> Task to carry out:
Without the pictures, print the lines running from the beginning of the material to the line containing "import numpy as np", both ends included.

> Material provided:
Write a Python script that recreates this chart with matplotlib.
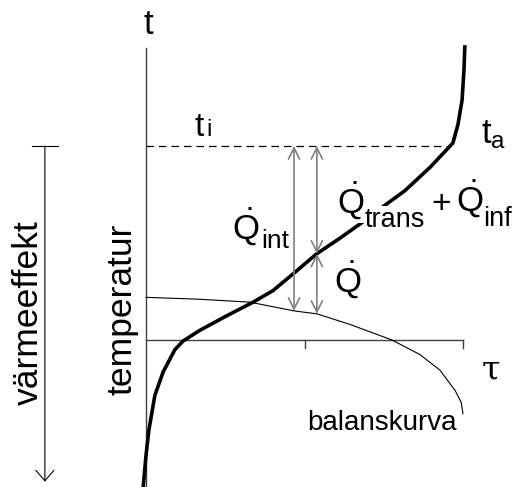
import matplotlib
matplotlib.use('Agg')  # non-interactive backend
import matplotlib.pyplot as plt
import numpy as np

# Duration curve of outdoor temperature (tau = fraction of the year, t = temperature)
curve_tau = [-0.009, 0.0, 0.009, 0.028, 0.054, 0.091, 0.117, 0.170, 0.249, 0.338,
             0.401, 0.467, 0.539, 0.612, 0.681, 0.750, 0.817, 0.896, 0.968,
             0.984, 0.997, 1.003, 1.006]
curve_t = [-15.2, -11.9, -9.3, -5.7, -3.3, -1.0, -0.1, 1.0, 2.4, 3.9,
           5.1, 6.9, 8.9, 10.5, 12.1, 13.8, 15.4, 17.8, 20.3,
           22.2, 24.7, 27.8, 30.4]

# Balance curve (thin line)
balance_tau = [0.0, 0.170, 0.328, 0.467, 0.539, 0.644, 0.776, 0.864, 0.927, 0.975, 0.994, 1.0]
balance_t = [4.4, 4.2, 3.9, 3.0, 2.7, 1.6, 0.0, -1.5, -3.1, -5.2, -6.4, -7.6]

t_inne = 20.0                   # indoor temperature t_i
tau_ticks = [0.5, 1.0]
arrow_tau = [0.467, 0.539]      # positions of the Q arrows
effect_arrow_tau = -0.319       # left "värmeeffekt" arrow
effect_arrow_bottom = -14.6

SANS = 'Liberation Sans'
plt.rcParams['font.family'] = [SANS, 'DejaVu Sans']
plt.rcParams['mathtext.fontset'] = 'custom'
plt.rcParams['mathtext.rm'] = SANS
plt.rcParams['mathtext.it'] = SANS

fig = plt.figure(figsize=(5.14, 4.87), dpi=100)
ax = fig.add_axes([0, 0, 1, 1])
ax.set_xlim(-0.4606, 1.1609)
ax.set_ylim(-15.155, 35.052)
ax.axis('off')

axis_color = '#404040'
arrow_color = '#808080'

# axes
ax.plot([0, 0], [-15.2, 30.1], color=axis_color, lw=1.0)
ax.plot([0, 1], [0, 0], color=axis_color, lw=1.0)
for tk in tau_ticks:
    ax.plot([tk, tk], [0, -0.8], color=axis_color, lw=1.0)

# where the duration curve reaches the indoor temperature
tau_ti = np.interp(t_inne, curve_t, curve_tau)
ax.plot([0, tau_ti], [t_inne, t_inne], color='black', lw=0.9, dashes=(6, 4))

# curves
ax.plot(curve_tau, curve_t, color='black', lw=2.6, solid_capstyle='butt', zorder=3)
ax.plot(balance_tau, balance_t, color='black', lw=0.8, zorder=2)

# Q arrows
arrow_kw = dict(arrowstyle='<->,head_length=0.8,head_width=0.4', color=arrow_color,
                lw=1.2, shrinkA=0, shrinkB=0, mutation_scale=10)
a1 = arrow_tau[0]
ax.annotate('', xy=(a1, t_inne), xytext=(a1, np.interp(a1, balance_tau, balance_t)),
            arrowprops=arrow_kw)
a2 = arrow_tau[1]
t_mid = np.interp(a2, curve_tau, curve_t)
ax.annotate('', xy=(a2, t_inne), xytext=(a2, t_mid), arrowprops=arrow_kw)
ax.annotate('', xy=(a2, t_mid), xytext=(a2, np.interp(a2, balance_tau, balance_t)),
            arrowprops=arrow_kw)

# värmeeffekt arrow on the left
ax.annotate('', xy=(effect_arrow_tau, effect_arrow_bottom), xytext=(effect_arrow_tau, t_inne),
            arrowprops=dict(arrowstyle='->,head_length=0.75,head_width=0.65', color='black',
                            lw=0.8, shrinkA=0, shrinkB=0, mutation_scale=10))
ax.plot([effect_arrow_tau - 0.042, effect_arrow_tau + 0.042], [t_inne, t_inne],
        color='black', lw=0.8)

# labels
ax.text(0.006, 32.5, 't', fontsize=25, ha='center', va='center')
ax.text(0.152, 21.0, 't', fontsize=24, ha='left', va='baseline')
ax.text(0.192, 21.0, 'i', fontsize=17, ha='left', va='baseline')
ax.text(1.058, 20.3, r'$\mathrm{t}_{\mathrm{a}}$', fontsize=25, ha='left', va='baseline')

qsize = 25
ax.text(0.270, 10.4, r'$\dot{\mathrm{Q}}$', fontsize=qsize, ha='left', va='baseline', zorder=5)
ax.text(0.365, 9.5, 'int', fontsize=19, ha='left', va='baseline', zorder=5)
ax.text(0.603, 13.1, r'$\dot{\mathrm{Q}}$', fontsize=qsize, ha='left', va='baseline', zorder=5,
        bbox=dict(fc='white', ec='none', pad=1))
ax.text(0.691, 11.6, 'trans', fontsize=19.5, ha='left', va='baseline', zorder=5,
        bbox=dict(fc='white', ec='none', pad=1))
ax.text(0.931, 14.0, '+', fontsize=24, ha='center', va='center')
ax.text(0.978, 13.3, r'$\dot{\mathrm{Q}}$', fontsize=qsize, ha='left', va='baseline')
ax.text(1.063, 11.8, 'inf', fontsize=19.5, ha='left', va='baseline')
ax.text(0.593, 5.0, r'$\dot{\mathrm{Q}}$', fontsize=qsize, ha='left', va='baseline')

ax.text(1.088, -3.1, 'τ', fontsize=24, ha='center', va='center', family='DejaVu Serif')
ax.text(0.745, -9.3, 'balanskurva', fontsize=20, ha='center', va='baseline')
ax.text(-0.076, 3.2, 'temperatur', fontsize=25.5, ha='center', va='center', rotation=90)
ax.text(-0.372, 2.8, 'värmeeffekt', fontsize=25.5, ha='center', va='center', rotation=90)

fig.savefig('out.png', dpi=100)
plt.close(fig)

> Response to the task:
Write a Python script that recreates this chart with matplotlib.
import matplotlib
matplotlib.use('Agg')  # non-interactive backend
import matplotlib.pyplot as plt
import numpy as np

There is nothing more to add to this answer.